В Праге в 68-м году. Я, кстати, вспоминаю (простите, сейчас Сергей скажет про это тоже), что у меня были такие тоже почти родственники, которые мне рассказывали, что Грузия на нас напала в 2008 году. И уже люди такие есть, которые в этом убеждены. Так что еще не вечер. Сергей, пожалуйста.

С. Лукашевский

Да, я бы хотел добавить. Ну, безусловно, да, справедливо, такой эпизод действительно есть. И я в связи с этим хотел бы еще вспомнить, что важная часть вот такой не главной, не наиболее широко распространявшейся дезинформации и пропаганды в отношении событий — это были найденные схроны с оружием, о чем говорится во многих документах и о чем вспоминают некоторые военные, что они ездили их изымать. При этом неизвестно, кому они принадлежали и как они попали в те места, где они были найдены.

И другой тоже миф — это о значительном количестве советских солдат, которые были ранены и погибли не вследствие того, что подожгли танк (действительно, такие факты были), а именно в результате ночных обстрелов и разных других нападений. Никакими документами — ни советскими доступными, ни чешскими — эти события не подтверждаются. И до сих пор в современной пропаганде это является тоже очень важным моментом.

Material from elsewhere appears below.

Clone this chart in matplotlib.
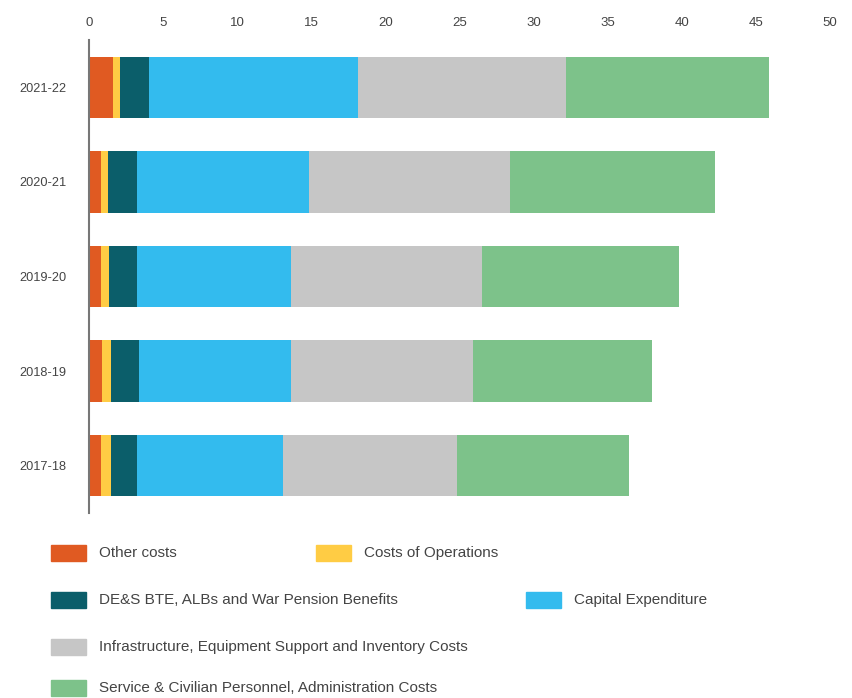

Я думаю, что отсюда и такая неслучайная аберрация.

К. Ларина

Вот мой вопрос, важный тоже. Скажите, пожалуйста, почему все-таки на советскую интеллигенцию (ну, в лучших ее проявлениях) это событие произвело такое невероятное впечатление? Я понимаю, что для очень многих это был такой поворотный момент в жизни и в оценке вообще явления под названием «Советский Союз». Ведь я говорю сейчас не о диссидентских кругах, а именно о той советской интеллигенции, которая на кухнях тайком слушала всякие голоса, но никогда не выходила на площадь и не бунтовала. Но тем не менее мы знаем, что это было какой-то невероятной силы событие, которое во многом изменило понимание вообще хода истории. Почему? Мы же говорили, что до этого был 56-й год, Венгрия, до этого был 62-й год, Новочеркасск. Ну, много чего еще можно вспомнить. А именно события в Праге вот так перевернули сознание многих людей советских. Почему?

С. Лукашевский

Это было крушение надежд. Это было крушение, да, потому что… Ну, события 56-го года происходили, пока еще, в общем-то, оттепель не вполне набрала силу. И это для нас мы знаем точную дату, когда Хрущев произнес свой секретный доклад, а стал он известен только несколько позже, поэтому события 56-го года в этом смысле немножко были отдалены от осознания. А дальше вспоминаем — в 64-м году Хрущева свергают, приходит новое руководство, которое начинает делать тоже такие знаки некоторой реставрации. И можно вспомнить, например, письмо, которое было подписано отнюдь не диссидентами, а довольно статусными советскими людьми, против ресталинизации.

Н. Сванидзе

Режиссерами, физиками, академиками.

С. Лукашевский

Да. Его подписывал в том числе Сахаров, который тогда еще не проходил по списку диссидентов, а еще пока проходил как известный и уважаемый академик.

Н. Сванидзе

Элита творческой интеллигенции фактически.

С. Лукашевский

Соответственно, Пражская весна была воспринята как надежда, что все-таки, может быть, то, что было начато в период оттепели, это движение — движение к свободе, к гуманизации — что оно все-таки благодаря Пражской весне получит второе дыхание. И после вторжения стало понятно… Ведь все это легко экстраполировали и на Советский Союз — не в прямом смысле слова, не то, что будут танками разъезжать по городам, но что все, свободомыслие будет подавляться, никаких реформ не будет. Может быть, это не сразу было сформулировано, но возникло ощущение, что этот существующий режим будет неизменно продолжаться какое-то неопределенное количество времени. И только в 70-м году Амальрик пишет свое эссе «Просуществует ли Советский Союз до 1984 года?», где, собственно, уже описывает общество стагнации, которое, на его взгляд, неизбежно приведет к краху.

Н. Сванидзе

Я согласен абсолютно, это был конец иллюзиям, и справедливый конец иллюзиям. Все опасения думающей части советского общества, которая восприняла Пражскую весну как собственный крах (а сочувствие чехам — это было еще не сочувствие себе в данном случае, себе любимым, справедливое сочувствие), вот эти опасения были абсолютно обоснованы. Выяснилось, что это конец оттепели, это начало очень глубокой заморозки с советской стороны. Это был же конец и попыткам, робким попыткам экономических реформ, которые пытался проводить Алексей Николаевич Косыгин. Все вместе тут — тут и экономика, и политика — все место. Это было начало застоя. Знаете, как Бенкендорф, по-моему, отреагировал на смерть Пушкина? Что это «конец надежде на торжество умственного разврата», как он сказал. При том, что он был далеко не самый глупый человек (Бенкендорф) в России императорской, но он назвал вещи своими именами. В какой-то мере Пушкин был знаменем свободомыслия.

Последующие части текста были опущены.